Gerçi aile yakınlarımızdan bu tür bizlere de gelmedi değil ya?Önceki gün Jandarma taa Akyazı’nın Alaağaç Köyü’ne kadar giderek, bazı kapıları çalmış.. Ne mi arıyorlar?
 H.C’nin izini sürmüşler!
AKP’ye büyük o çıkan köyde, Jandarma ne arar ki?
Son Mohakineyi mi?
Bu sanal Mohikanların nesli mi tüketilecek?
Allah! Allah!
Niye ki?
Niye mi?
H.C. Memleketini çok seven, milliyetçi duruşu ile herkes tarafından çok sevilen paylaşımları ile bir sanal alem fenomeni de ondan..
Bir o kadar da Atatürk aşığı bir zır deli!
Bugünlerde sanal ortamdaki duruşlarını askıya alanlardan değil..Sanal ortamın yasaklanmasına da karşı çıkanlardan..

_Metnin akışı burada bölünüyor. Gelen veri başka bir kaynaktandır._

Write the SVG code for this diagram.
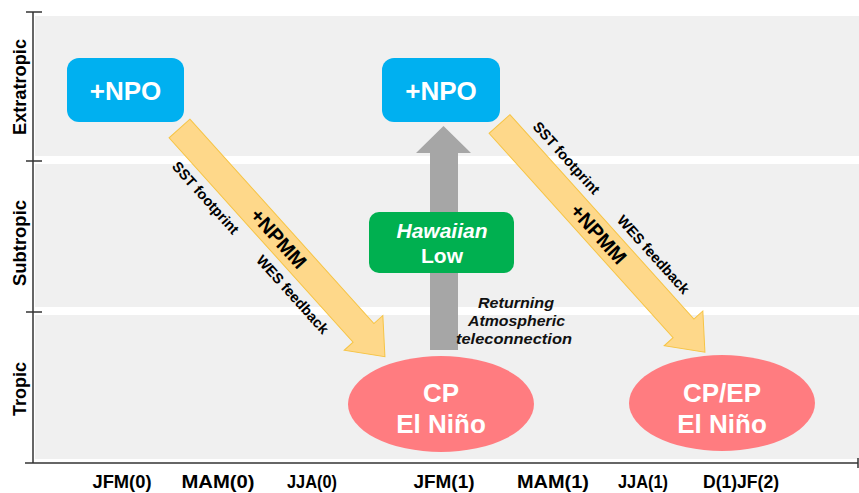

Şunu teslim edelim ki, “hakarete,küfre, aşağılamaya, nefret suçuna bulaşmayan, tarihi ders niteliğindeki paylaşımları “ ile H.C’nin de kapısı çalınmışsa, burada mutlaka bir bit yeniği vardır..
yani kıskançlık,iftira,çekememezlik..
Zira bizim aileden, başkalarına hak ve hukukuna helal gelecek bir taş atılmaz!..
Bilinç budur, terbiye ve yetişme tarzı atatandır..
Ama elin oğlu bakın ne diyor?
Bay S.K doğru söylüyor, bizim de kapımız çalınır..
Çok mu korktuk!
Korkumuz olsa, bu yazılara imza atmaz, paylaşımlarda bulunmaz ve memleket için sevgi ateşlerinde yanmayız..
Ama bizi bilen biliyor!..
Köye Jandarma gönderme pısırıklığı gösterenler, önce ülkenin içinde bulunduğu duruma çözüm üretmeye baksınlar..
Bizim oralardan hain çıkmaz!
Bir 15 Temmuz’un yıldönümünde, darbe kalkışmasına karşı çıkan gazeteciler arasında yer alarak, plakete, övgüye layık görülen biz, gerekirse kapımız da çalınsın isteriz!..
Başımız üstüne, onurla, gururla!..
Ama dünün yeni yetmeleri bilsin ki, biz bu yoldan hiç geri adım atmadık..
Bugüne kadar,kendi hak ve hukukumuzu koruduğumuz gibi Sezar’ında hakkını teslim ede geldik..
Gün ola, harman ola, Yüce Mevla’m sağlık verdiği müddetçe daha çok meydanlarda karşılaşırız..
Hor görme Aslanım!

TAZİYE
Sevgili dostum, Harmanlıkspor camiasından Nazım Kırdemir’in ani vefatını üzüntü ile öğrendim..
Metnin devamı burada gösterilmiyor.